Repeat all the records exactly, omitting pictures.

= = = =

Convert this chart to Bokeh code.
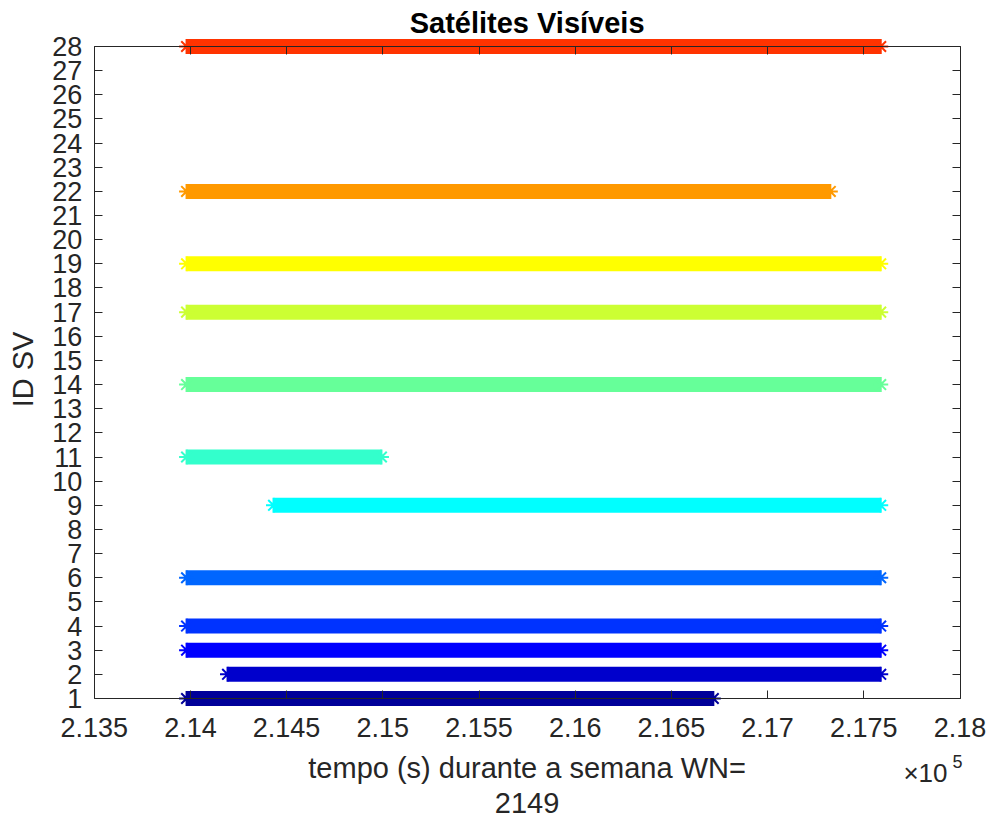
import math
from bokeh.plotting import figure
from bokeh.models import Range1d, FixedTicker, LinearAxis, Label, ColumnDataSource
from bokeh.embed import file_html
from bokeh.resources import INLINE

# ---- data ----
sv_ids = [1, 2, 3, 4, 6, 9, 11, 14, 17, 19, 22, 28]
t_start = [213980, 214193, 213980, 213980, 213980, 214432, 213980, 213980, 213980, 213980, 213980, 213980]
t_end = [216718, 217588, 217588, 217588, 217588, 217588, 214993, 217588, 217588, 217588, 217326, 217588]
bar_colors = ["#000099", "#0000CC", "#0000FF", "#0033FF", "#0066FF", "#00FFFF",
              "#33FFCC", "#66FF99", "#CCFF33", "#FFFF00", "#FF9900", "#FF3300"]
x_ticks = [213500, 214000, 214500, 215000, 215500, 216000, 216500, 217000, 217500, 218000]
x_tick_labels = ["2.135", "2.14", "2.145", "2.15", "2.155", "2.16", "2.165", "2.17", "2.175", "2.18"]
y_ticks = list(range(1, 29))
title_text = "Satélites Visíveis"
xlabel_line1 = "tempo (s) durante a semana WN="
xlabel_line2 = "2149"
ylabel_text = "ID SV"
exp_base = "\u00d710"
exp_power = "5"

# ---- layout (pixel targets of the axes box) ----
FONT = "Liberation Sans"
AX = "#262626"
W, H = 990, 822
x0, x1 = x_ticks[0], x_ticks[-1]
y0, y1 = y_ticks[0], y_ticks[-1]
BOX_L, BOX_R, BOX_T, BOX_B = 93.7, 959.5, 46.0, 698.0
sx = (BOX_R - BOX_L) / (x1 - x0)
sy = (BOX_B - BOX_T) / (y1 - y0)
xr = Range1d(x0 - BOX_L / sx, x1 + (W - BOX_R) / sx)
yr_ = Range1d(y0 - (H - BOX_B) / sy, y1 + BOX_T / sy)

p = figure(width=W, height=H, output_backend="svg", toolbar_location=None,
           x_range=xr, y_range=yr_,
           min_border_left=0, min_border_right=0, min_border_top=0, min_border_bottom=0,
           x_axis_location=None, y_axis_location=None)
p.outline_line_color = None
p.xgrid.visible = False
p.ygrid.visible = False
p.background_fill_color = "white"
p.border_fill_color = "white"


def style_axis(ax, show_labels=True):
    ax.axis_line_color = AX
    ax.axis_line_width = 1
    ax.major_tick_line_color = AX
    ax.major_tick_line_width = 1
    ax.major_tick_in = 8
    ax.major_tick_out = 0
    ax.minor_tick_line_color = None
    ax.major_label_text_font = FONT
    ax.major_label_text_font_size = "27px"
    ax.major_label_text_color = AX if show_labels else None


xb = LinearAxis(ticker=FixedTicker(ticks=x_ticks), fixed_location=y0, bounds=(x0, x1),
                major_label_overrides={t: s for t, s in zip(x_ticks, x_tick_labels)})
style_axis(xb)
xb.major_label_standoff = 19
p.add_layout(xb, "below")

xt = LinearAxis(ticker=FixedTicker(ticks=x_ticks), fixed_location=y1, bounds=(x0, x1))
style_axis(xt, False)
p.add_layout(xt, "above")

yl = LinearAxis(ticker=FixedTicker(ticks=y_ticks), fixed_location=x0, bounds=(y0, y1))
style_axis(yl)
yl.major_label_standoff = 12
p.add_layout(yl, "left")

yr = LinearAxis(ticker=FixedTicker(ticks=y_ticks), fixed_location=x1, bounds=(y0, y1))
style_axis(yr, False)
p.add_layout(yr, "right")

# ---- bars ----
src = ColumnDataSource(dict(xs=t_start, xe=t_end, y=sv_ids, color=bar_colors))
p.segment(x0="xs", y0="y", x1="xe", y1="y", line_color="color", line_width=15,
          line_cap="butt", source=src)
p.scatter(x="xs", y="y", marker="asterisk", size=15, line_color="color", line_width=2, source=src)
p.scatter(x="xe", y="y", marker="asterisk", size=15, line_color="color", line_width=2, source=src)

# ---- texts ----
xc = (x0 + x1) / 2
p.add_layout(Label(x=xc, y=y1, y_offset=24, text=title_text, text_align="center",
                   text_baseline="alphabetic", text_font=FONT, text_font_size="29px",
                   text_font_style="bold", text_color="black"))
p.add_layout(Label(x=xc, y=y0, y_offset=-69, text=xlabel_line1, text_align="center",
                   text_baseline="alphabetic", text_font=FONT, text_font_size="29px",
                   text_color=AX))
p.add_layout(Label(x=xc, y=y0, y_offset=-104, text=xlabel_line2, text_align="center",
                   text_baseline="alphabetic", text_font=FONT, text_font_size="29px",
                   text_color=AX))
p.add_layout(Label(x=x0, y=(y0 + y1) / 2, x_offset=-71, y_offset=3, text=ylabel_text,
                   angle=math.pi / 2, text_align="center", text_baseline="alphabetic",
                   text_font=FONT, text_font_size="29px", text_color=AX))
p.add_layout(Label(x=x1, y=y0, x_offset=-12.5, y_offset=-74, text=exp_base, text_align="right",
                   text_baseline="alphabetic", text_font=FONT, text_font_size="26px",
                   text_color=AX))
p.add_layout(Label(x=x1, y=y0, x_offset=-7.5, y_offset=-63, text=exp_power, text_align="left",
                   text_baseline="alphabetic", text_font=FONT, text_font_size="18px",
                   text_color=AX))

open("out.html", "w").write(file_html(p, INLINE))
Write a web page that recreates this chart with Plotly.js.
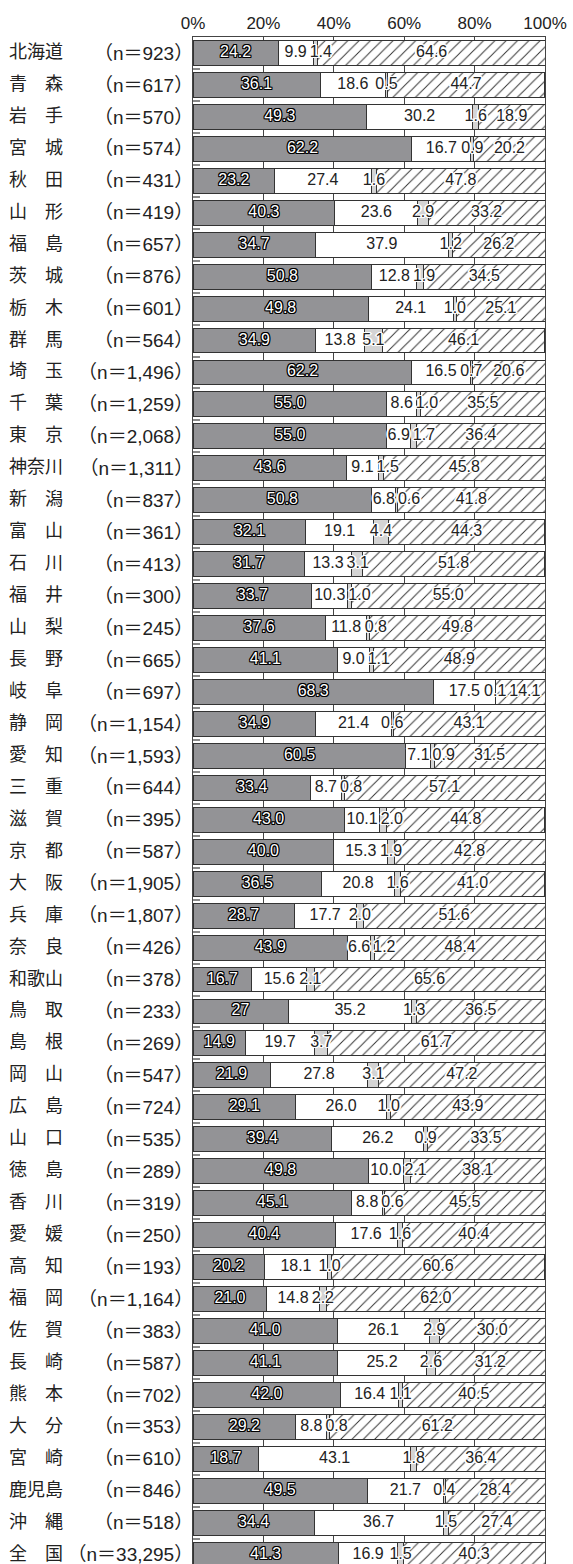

= = = =

▸ **Completed exercise**
Convert this chart to Bokeh code.
import math
from bokeh.plotting import figure
from bokeh.models import Range1d, FixedTicker, LinearAxis, Label, ColumnDataSource
from bokeh.embed import file_html
from bokeh.resources import INLINE

# ---- data ----
sv_ids = [1, 2, 3, 4, 6, 9, 11, 14, 17, 19, 22, 28]
t_start = [213980, 214193, 213980, 213980, 213980, 214432, 213980, 213980, 213980, 213980, 213980, 213980]
t_end = [216718, 217588, 217588, 217588, 217588, 217588, 214993, 217588, 217588, 217588, 217326, 217588]
bar_colors = ["#000099", "#0000CC", "#0000FF", "#0033FF", "#0066FF", "#00FFFF",
              "#33FFCC", "#66FF99", "#CCFF33", "#FFFF00", "#FF9900", "#FF3300"]
x_ticks = [213500, 214000, 214500, 215000, 215500, 216000, 216500, 217000, 217500, 218000]
x_tick_labels = ["2.135", "2.14", "2.145", "2.15", "2.155", "2.16", "2.165", "2.17", "2.175", "2.18"]
y_ticks = list(range(1, 29))
title_text = "Satélites Visíveis"
xlabel_line1 = "tempo (s) durante a semana WN="
xlabel_line2 = "2149"
ylabel_text = "ID SV"
exp_base = "\u00d710"
exp_power = "5"

# ---- layout (pixel targets of the axes box) ----
FONT = "Liberation Sans"
AX = "#262626"
W, H = 990, 822
x0, x1 = x_ticks[0], x_ticks[-1]
y0, y1 = y_ticks[0], y_ticks[-1]
BOX_L, BOX_R, BOX_T, BOX_B = 93.7, 959.5, 46.0, 698.0
sx = (BOX_R - BOX_L) / (x1 - x0)
sy = (BOX_B - BOX_T) / (y1 - y0)
xr = Range1d(x0 - BOX_L / sx, x1 + (W - BOX_R) / sx)
yr_ = Range1d(y0 - (H - BOX_B) / sy, y1 + BOX_T / sy)

p = figure(width=W, height=H, output_backend="svg", toolbar_location=None,
           x_range=xr, y_range=yr_,
           min_border_left=0, min_border_right=0, min_border_top=0, min_border_bottom=0,
           x_axis_location=None, y_axis_location=None)
p.outline_line_color = None
p.xgrid.visible = False
p.ygrid.visible = False
p.background_fill_color = "white"
p.border_fill_color = "white"


def style_axis(ax, show_labels=True):
    ax.axis_line_color = AX
    ax.axis_line_width = 1
    ax.major_tick_line_color = AX
    ax.major_tick_line_width = 1
    ax.major_tick_in = 8
    ax.major_tick_out = 0
    ax.minor_tick_line_color = None
    ax.major_label_text_font = FONT
    ax.major_label_text_font_size = "27px"
    ax.major_label_text_color = AX if show_labels else None


xb = LinearAxis(ticker=FixedTicker(ticks=x_ticks), fixed_location=y0, bounds=(x0, x1),
                major_label_overrides={t: s for t, s in zip(x_ticks, x_tick_labels)})
style_axis(xb)
xb.major_label_standoff = 19
p.add_layout(xb, "below")

xt = LinearAxis(ticker=FixedTicker(ticks=x_ticks), fixed_location=y1, bounds=(x0, x1))
style_axis(xt, False)
p.add_layout(xt, "above")

yl = LinearAxis(ticker=FixedTicker(ticks=y_ticks), fixed_location=x0, bounds=(y0, y1))
style_axis(yl)
yl.major_label_standoff = 12
p.add_layout(yl, "left")

yr = LinearAxis(ticker=FixedTicker(ticks=y_ticks), fixed_location=x1, bounds=(y0, y1))
style_axis(yr, False)
p.add_layout(yr, "right")

# ---- bars ----
src = ColumnDataSource(dict(xs=t_start, xe=t_end, y=sv_ids, color=bar_colors))
p.segment(x0="xs", y0="y", x1="xe", y1="y", line_color="color", line_width=15,
          line_cap="butt", source=src)
p.scatter(x="xs", y="y", marker="asterisk", size=15, line_color="color", line_width=2, source=src)
p.scatter(x="xe", y="y", marker="asterisk", size=15, line_color="color", line_width=2, source=src)

# ---- texts ----
xc = (x0 + x1) / 2
p.add_layout(Label(x=xc, y=y1, y_offset=24, text=title_text, text_align="center",
                   text_baseline="alphabetic", text_font=FONT, text_font_size="29px",
                   text_font_style="bold", text_color="black"))
p.add_layout(Label(x=xc, y=y0, y_offset=-69, text=xlabel_line1, text_align="center",
                   text_baseline="alphabetic", text_font=FONT, text_font_size="29px",
                   text_color=AX))
p.add_layout(Label(x=xc, y=y0, y_offset=-104, text=xlabel_line2, text_align="center",
                   text_baseline="alphabetic", text_font=FONT, text_font_size="29px",
                   text_color=AX))
p.add_layout(Label(x=x0, y=(y0 + y1) / 2, x_offset=-71, y_offset=3, text=ylabel_text,
                   angle=math.pi / 2, text_align="center", text_baseline="alphabetic",
                   text_font=FONT, text_font_size="29px", text_color=AX))
p.add_layout(Label(x=x1, y=y0, x_offset=-12.5, y_offset=-74, text=exp_base, text_align="right",
                   text_baseline="alphabetic", text_font=FONT, text_font_size="26px",
                   text_color=AX))
p.add_layout(Label(x=x1, y=y0, x_offset=-7.5, y_offset=-63, text=exp_power, text_align="left",
                   text_baseline="alphabetic", text_font=FONT, text_font_size="18px",
                   text_color=AX))

open("out.html", "w").write(file_html(p, INLINE))
Write a web page that recreates this chart with Plotly.js.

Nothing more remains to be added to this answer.